Central Australia has long been recognised as containing a regionally distinct suite of rock-art; its character has, however, still to be adequately defined. The rock-art exhibits a range of techniques, with each technique having its own distinctive motif repertoire. Three techniques dominate: paintings, stencils and peckings. The paintings and peckings contain the greatest range of motif types with the paintings dominated by circles and other abstract elements (U-shapes, C-shapes, dots, bars), and macropod- and emu-track types. Peckings consist of three temporal sub-groups: early horizontal panels, intermediary vertical panels, and recent horizontal panels. The peckings are dominated by animal tracks, circles, lines and in some areas human figures with small numbers of large animals and anthropomorphs. Human hands dominate the stencils, with some object-stencils. The early pecked repertoire is fairly consistent across the region, while the later peckings and painted motifs tend to show a degree of variation with local concentrations of particular motif types. A distinction between the rock-art of the Arrandic and that of the Western Desert language areas is emerging. Limited evidence suggests a tentative chronology from the Pleistocene to the present.

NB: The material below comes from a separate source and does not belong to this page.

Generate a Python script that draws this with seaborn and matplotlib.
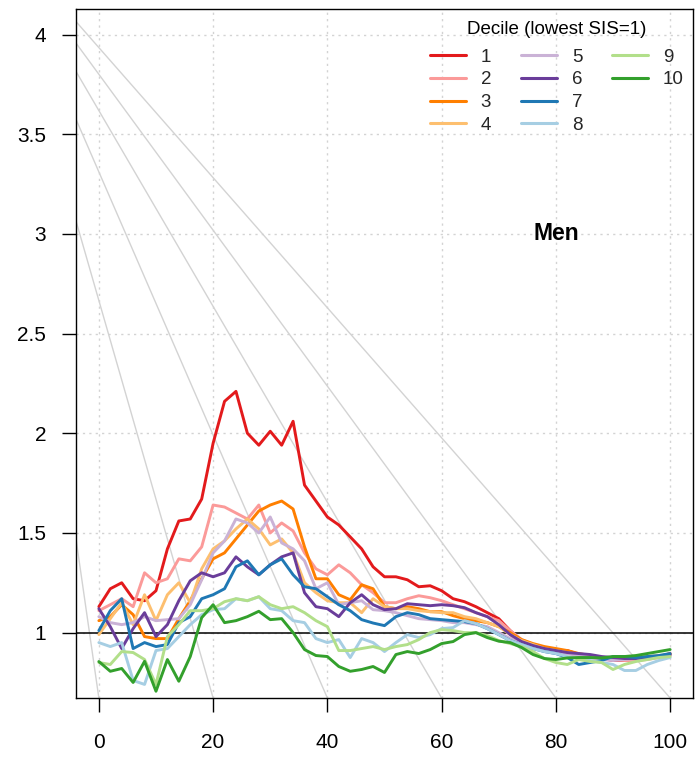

'These things take time': Central Australian rock-art in context
June Ross and Leo Abbott

The continuing discussion about Indigenous perspectives and understandings of rock-art has implications for archaeological research, especially in Central Australia where rock-art is a significant part of Aboriginal life today. We present an Indigenous view of outcomes of research projects generally and an outline of a current collaborative rock-art study in Central Australia. We investigate the context in which rock-art was produced in order to develop an understanding of the relationship between the landscape, the motif assemblages and other past human activities.

Rock-art and the archaeological record of indigenous settlement in central Australia
Peter Thorley

This paper provides an overview of archaeological and radiocarbon evidence relevant to the interpretation of central Australian rock-art. Archaeological assemblages span a period of approximately 30 000 years that was anything but static. From a combination of archaeological and paleoenvironmental evidence it has been possible to identify trends in human occupation against a backdrop of fluctuating cycles of high and low rainfall. The implications of these trends are not limited to settlement structure and resource use but extend across all aspects of life including social organisation, ideology and symbolic expression.